Lone Survivor
Direction
Cinematography
Acting
Screenplay
Score
3.7Overall Score

Peter Berg’s last film Battleship was not the critical or commercial success that Universal hoped it would be. Still Universal still believes in the director enough that they gave him the green-light on a $40 million personal project that Berg had been thinking about since he made Hancock in 2008. This time round he has reteamed with Battleship star Taylor Kitsch and recruited two-time Academy Award nominee Mark Wahlberg to tell a tale of survival and bravado. Can he recapture magic of his Friday Night Lights and The Kingdom or did Battleship sink him?”

Lone Survivor is based on the real-life events of the failed United States Navy SEALs Operation Red Wings. This operation was an attempt by US forces in Afghanistan to track Taliban leader Ahmad Shahd. The film follows the four man team who were sent as forward advance to get eyes on Shah and confirm back to military command his whereabouts. When this mission is compromised and Taliban forces are alerted to the presence of the 4 men it quickly turns into a story of survival as the 4 fight against hostile terrain nd hostile forces as they attempt to re-establish contact with base command.

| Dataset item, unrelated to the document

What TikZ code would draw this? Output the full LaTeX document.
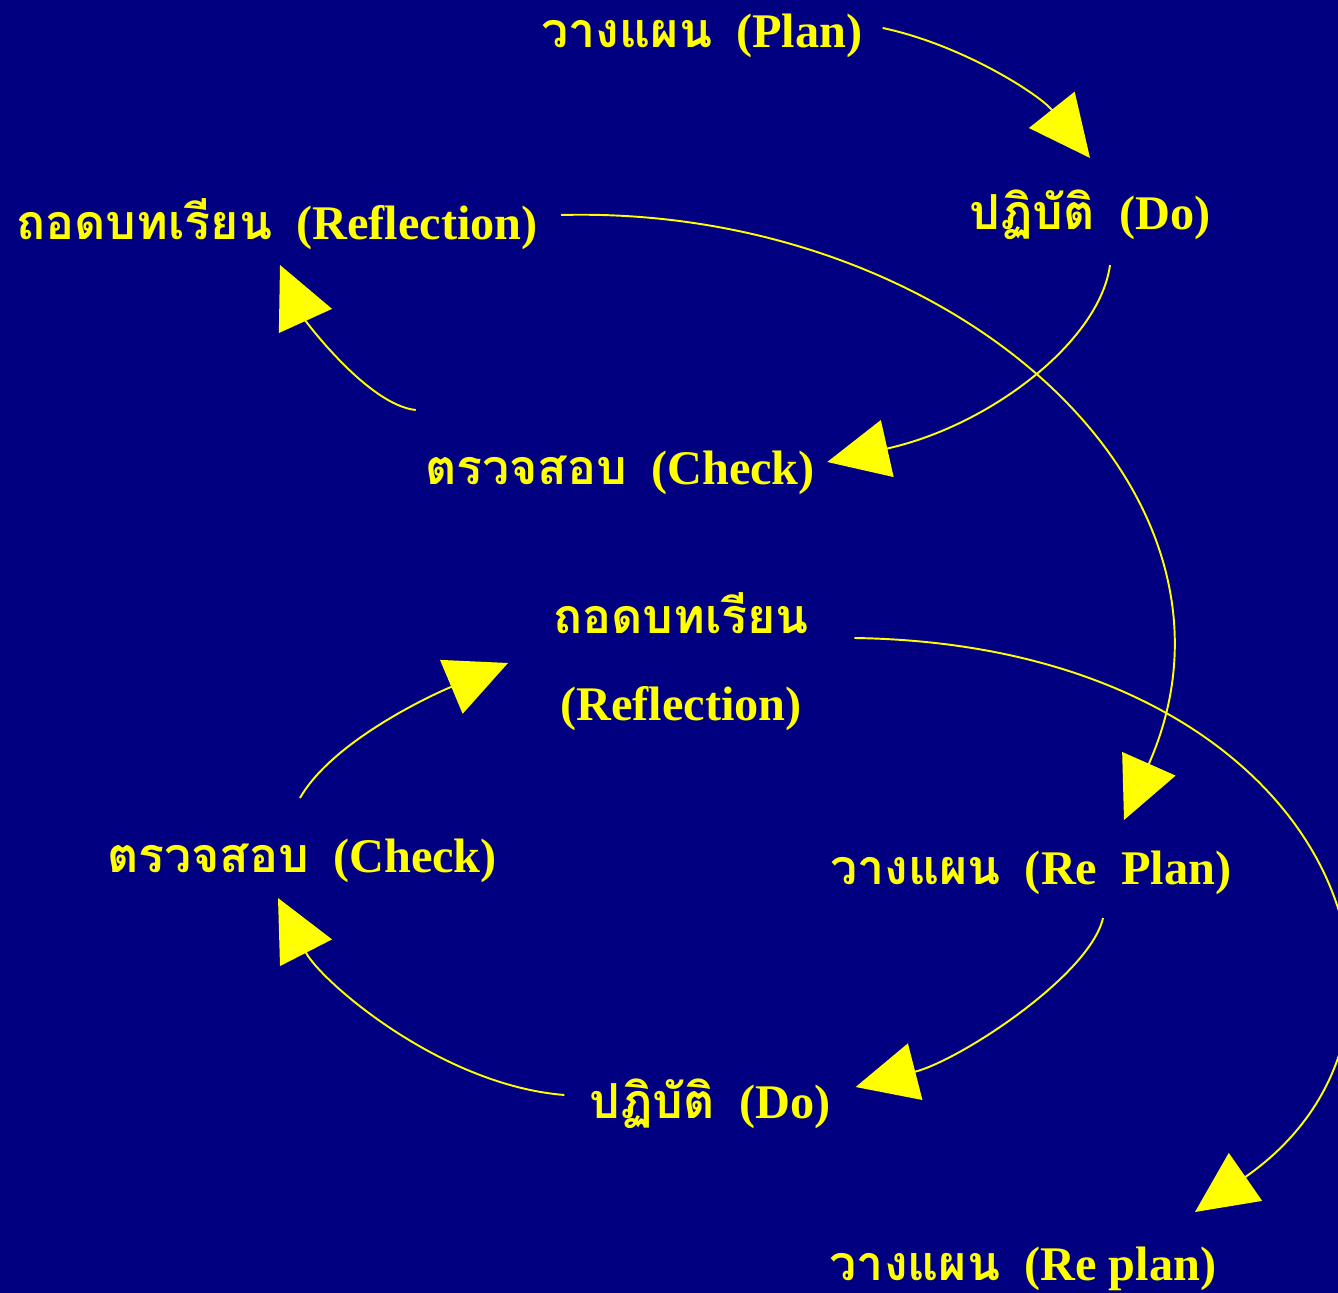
\documentclass[tikz,border=0pt]{standalone}
\usepackage{fontspec}
\setmainfont{Liberation Serif}
\newfontfamily\thaifont[Script=Thai]{Loma}
\usetikzlibrary{arrows.meta,calc}
\definecolor{slideNavy}{HTML}{000080}
\definecolor{slideInk}{HTML}{FFFF00}

\begin{document}
\begin{tikzpicture}[
    x=0.02cm, y=-0.02cm,
    % yellow bold captions on the navy slide
    lbl/.style={text=slideInk, font=\fontsize{27.5}{34}\selectfont\bfseries,
                inner sep=0pt, anchor=base},
    % thin yellow curve with a big flat triangle head
    flow/.style={-{Triangle[length=35pt, width=33pt]}, draw=slideInk, line width=1.1pt},
]

%================= slide background =================%
\path[use as bounding box, fill=slideNavy] (0,0) rectangle (1338,1293);

%================= first cycle =================%
\node[lbl] (plan)  at (702,48)  {{\thaifont วางแผน}~~(Plan)};
\node[lbl] (doA)   at (1090,230) {{\thaifont ปฏิบัติ}~~(Do)};
\node[lbl] (chkA)  at (620,485) {{\thaifont ตรวจสอบ}~~(Check)};
\node[lbl] (refA)  at (277,240) {{\thaifont ถอดบทเรียน}~~(Reflection)};

%================= second cycle =================%
\node[lbl, align=center] (refB) at (681,720) {{\thaifont ถอดบทเรียน}\\[15.5pt](Reflection)};
\node[lbl] (chkB)    at (302,872)  {{\thaifont ตรวจสอบ}~~(Check)};
\node[lbl] (replan)  at (1031,884) {{\thaifont วางแผน}~~(Re~~Plan)};
\node[lbl] (doB)     at (710,1118) {{\thaifont ปฏิบัติ}~~(Do)};
\node[lbl] (replanB) at (1023,1280) {{\thaifont วางแผน}~~(Re plan)};

%================= arrows of the first cycle =================%
\draw[flow] ($(plan.base east)+(20,-20)$) .. controls +(80,17) and +(-50,-63) .. ($(doA.base)+(0,-72)$);
\draw[flow] ($(doA.base)+(20,35)$) .. controls +(-10,75) and +(165,-37) .. ($(chkA.base east)+(12,-23)$);
\draw[flow] ($(chkA.base west)+(-9,-75)$) .. controls +(-48,-5) and +(25,55) .. ($(refA.base)+(3,25)$);

%================= reflection feeds the next plan =================%
\draw[flow] ($(refA.base east)+(23,-25)$) .. controls +(390,-10) and +(146,-330) .. ($(replan.base)+(93,-64)$);

%================= arrows of the second cycle =================%
\draw[flow] ($(replan.base)+(72,34)$) .. controls +(-13,57) and +(105,-27) .. ($(doB.base east)+(25,-31)$);
\draw[flow] ($(doB.base west)+(-25,-23)$) .. controls +(-125,-10) and +(42,82) .. ($(chkB.base)+(-24,26)$);
\draw[flow] ($(chkB.base)+(-2,-74)$) .. controls +(30,-53) and +(-88,37) .. ($(refB.base)+(-173,-57)$);
\draw[flow] ($(refB.base east)+(45,-82)$) .. controls +(475,7) and +(276,-192) .. ($(replanB.base)+(172,-68)$);

\end{tikzpicture}
\end{document}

Straight from the off you know exactly where you are with Lone Survivor as the film opens with a montage of training videos that show you exactly what kind of punishment you need to endure to become a Navy SEAL. If you find this tough to watch then heaven help you later on as the film becomes one of the most gritty and literally hard-hitting depictions of life on the front-lines that cinema has seen. The title and the first ten minutes sap the film of most of the tension as it is quickly apparent which of the main actors the titular Lone Survivor is, but to its credit being armed with this information does not in any way lessen the impact of the violence that is to come. What director Peter Berg has crafted here is action of an intensity that it can stand with the first 10 minutes of Saving Private Ryan in the “oh God did I really just see that” pantheon of war films. It is brutal, brutal stuff. What Berg has also managed to do is create one of the most jingoistic films imaginable. Much of the film plays like a military recruitment video, showing the bravery of our “heroes” the US Navy SEALs versus the utterly appalling nature of the “enemy” the Taliban. The Taliban are shown as willing to sacrifice multiple men and their own people for their cause, whereas the soldiers are an army of brothers willing to sacrifice themselves and each other in order to do the right thing. While this is “based on a true story” it is difficult to believe that things are that black-and-white. That criticism aside the action is very well shot, the quality of the acting does make you feel and root for the Americans, and the pacing which has 40 minutes of lead-time into 40 minutes of action works really well. The sound mixing and editing on this film have been Oscar nominated, and it is easy to see why as the aural is just as striking as the visual when the action really kicks off. Moments of this will have you ducking in your seats and recoiling with fear and repulsion.

Such was Berg, Wahlberg, and Kitsch’s belief in what they were making that all 3 took reduced pay in order to make the film. Wahlberg also helped produce the film and it is he whom you see on all the advertising. His portrayal of Marcus Luttrell is top-drawer. He has an easy kinship with Kitsch, Hirsch, and Foster that makes his willingness fight for his comrades very natural. He also has the physicality to make the intense pain that his character endures believable, which is no mean feat. Kitsch is good as the stoic and tough Lieutenant Mike Murphy, leader of the group. He does get by far the most implausible scene of the film but carries it off with conviction. Hirsch is a little lost as the communication officer Danny Dietz. His character is the least fleshed out of the group and feels a little inconsequential. Ben Foster, on the other hand, as Matt ‘Axe’ Axelson wins the physicality stakes. Bearded and buff he is almost unrecognisable, and carries some of the most emotional scenes with ease. You almost feel as if you could storm the gates of hell if this guy was with you! Back at base Eric Bana is fine in a nothing role, while The Hunger Games’ Alexander Ludwig gets to show off some fine dance moves, but not a lot else.

Overall, if you can look past the “America is great” sensibility, you will be rewarded with a well-paced, well-acted, brutally intense tale of brotherhood. War is hell, but if you have to go you’d like these guys with you.